Lo más probable es que caiga en los primeros encuentros con la auténtica realidad electoral americana, en Iowa, New Hampshire, Carolina del Sur. Ahí empieza la cosa en serio y se termina el show personalista y mediático. Porque, aunque Donald critique acerbamente las políticas en curso, tanto demócratas como republicanas, tanto de Barack Obama como de George Bush, y haga propuestas de temeraria audacia, la verdad es que su arrolladora campaña no es propiamente acerca de lo que hay que hacer o deshacer en Estados Unidos y en el mundo, por llamativo que sea, sino sobre todo acerca de sí mismo. En las políticas se detiene poco y pronto retorna a su inconmensurable yo.

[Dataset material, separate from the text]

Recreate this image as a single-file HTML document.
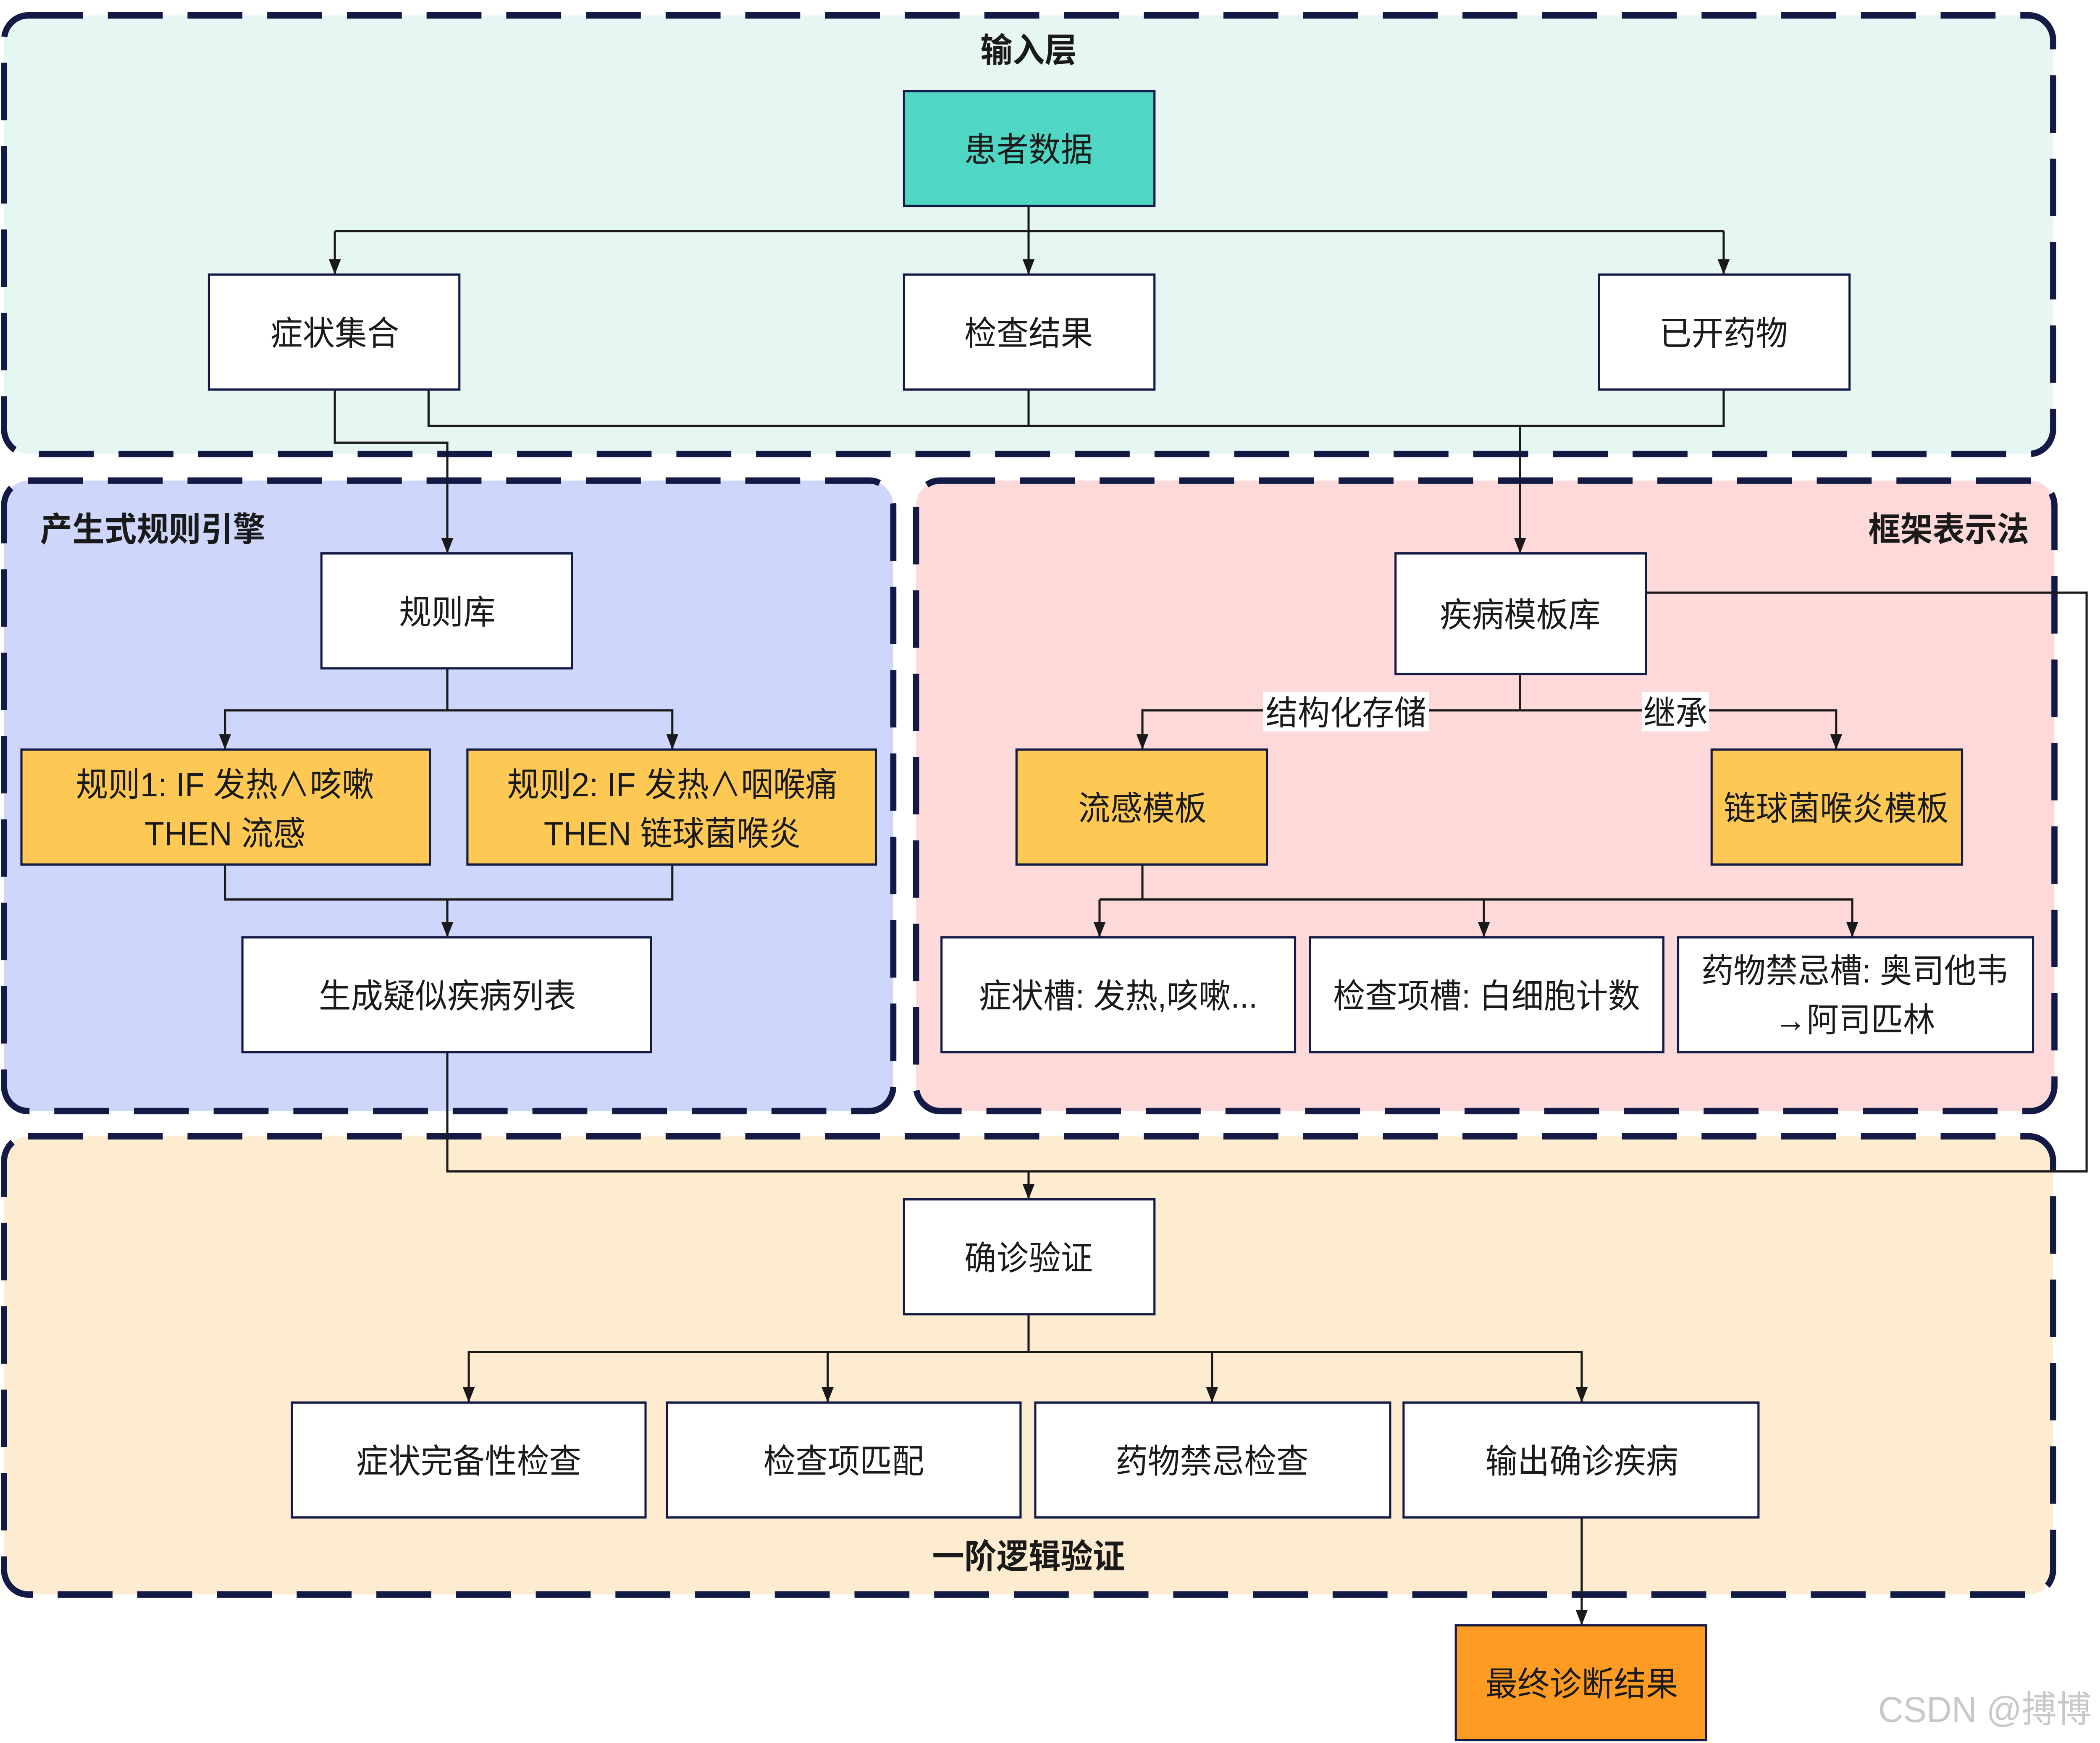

Pero la divertida mezcla de iconoclastia ideológica y de desmadrada egolatría no cansa, mantiene la atención de entusiastas partidarios y enconados aborrecedores. Pronuncia cientos de discursos y da docenas de entrevistas. Siempre sale algo nuevo de su boca. Ante cualquier ataque, la respuesta mordaz y la cáustica invectiva están en la punta de su lengua.

Pero, aunque en su éxito el espectáculo pese más que la sustancia, lo que dice no es trivial, lo que no significa que tenga que ser sensato. Sus seguidores admiran la despreocupación con que ataca los mitos izquierdistas que se han ido convirtiendo en una férrea ortodoxia defendida por una implacable inquisición que condena al más riguroso oprobio mediático a todo infractor que defienda lo que hasta hace unos años y durante siglos ha sido la creencia compartida por toda la humanidad. Como ejemplo, la definición de matrimonio puede servir.

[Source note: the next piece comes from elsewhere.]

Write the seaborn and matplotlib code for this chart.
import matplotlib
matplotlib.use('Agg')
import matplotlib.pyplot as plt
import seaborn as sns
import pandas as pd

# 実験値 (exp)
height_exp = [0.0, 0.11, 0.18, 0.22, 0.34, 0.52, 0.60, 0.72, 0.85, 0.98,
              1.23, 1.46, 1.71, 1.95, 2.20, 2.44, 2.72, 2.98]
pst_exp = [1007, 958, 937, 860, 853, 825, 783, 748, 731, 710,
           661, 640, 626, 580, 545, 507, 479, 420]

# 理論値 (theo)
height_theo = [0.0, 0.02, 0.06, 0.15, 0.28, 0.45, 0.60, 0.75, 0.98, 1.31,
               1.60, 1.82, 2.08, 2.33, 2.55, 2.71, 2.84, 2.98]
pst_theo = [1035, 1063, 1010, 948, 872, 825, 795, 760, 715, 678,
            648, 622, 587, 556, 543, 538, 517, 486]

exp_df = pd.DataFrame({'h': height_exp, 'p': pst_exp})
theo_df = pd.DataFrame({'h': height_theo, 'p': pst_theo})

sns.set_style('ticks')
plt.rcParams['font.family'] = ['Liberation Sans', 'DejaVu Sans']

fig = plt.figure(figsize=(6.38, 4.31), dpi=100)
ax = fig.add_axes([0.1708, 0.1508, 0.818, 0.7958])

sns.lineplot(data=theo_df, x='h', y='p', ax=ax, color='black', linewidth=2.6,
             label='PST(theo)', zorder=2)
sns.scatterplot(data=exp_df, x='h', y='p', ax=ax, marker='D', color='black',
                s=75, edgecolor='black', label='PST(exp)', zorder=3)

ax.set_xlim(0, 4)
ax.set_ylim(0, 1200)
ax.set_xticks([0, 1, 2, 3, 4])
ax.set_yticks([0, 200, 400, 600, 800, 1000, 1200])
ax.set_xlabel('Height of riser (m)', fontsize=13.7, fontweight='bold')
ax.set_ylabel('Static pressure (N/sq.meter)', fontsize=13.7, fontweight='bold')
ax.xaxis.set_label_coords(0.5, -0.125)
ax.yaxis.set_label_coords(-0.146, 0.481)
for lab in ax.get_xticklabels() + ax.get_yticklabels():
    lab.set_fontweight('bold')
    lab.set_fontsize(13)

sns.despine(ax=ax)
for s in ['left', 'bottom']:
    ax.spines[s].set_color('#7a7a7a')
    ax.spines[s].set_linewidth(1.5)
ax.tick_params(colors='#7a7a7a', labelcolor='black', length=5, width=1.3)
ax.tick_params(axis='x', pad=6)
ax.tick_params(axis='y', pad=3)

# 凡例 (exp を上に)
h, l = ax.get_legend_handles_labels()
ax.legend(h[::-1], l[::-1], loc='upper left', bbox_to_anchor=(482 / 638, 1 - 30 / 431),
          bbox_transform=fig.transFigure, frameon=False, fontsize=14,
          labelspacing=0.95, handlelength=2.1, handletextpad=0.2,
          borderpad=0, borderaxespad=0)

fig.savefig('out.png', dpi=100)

Muchos conservadores americanos están hartos de la arrogancia con la que los descalifica la izquierda que domina las grandes cabeceras de la Prensa y la televisión de su país, el mundo universitario y la cultura pop. Son tratados como garrulos fanáticos, pero, en el peor de los casos, de ninguna forma son inferiores a las masas semianalfabetas que creen fervientemente en los más recientes dogmas izquierdistas.

Lo extraordinario de Trump es que con su desfachatez ha roto tabúes que parecían definitivamente inexpugnables y ha planteado cuestiones que están pidiendo a gritos debates sin prejuicios. En estos últimos días, por ejemplo, la elemental cuestión, perpetuamente escamoteada por el presidente Obama, de llamar por su nombre al terrorismo de inspiración islamista o los problemas que plantea la inmigración masiva de musulmanes.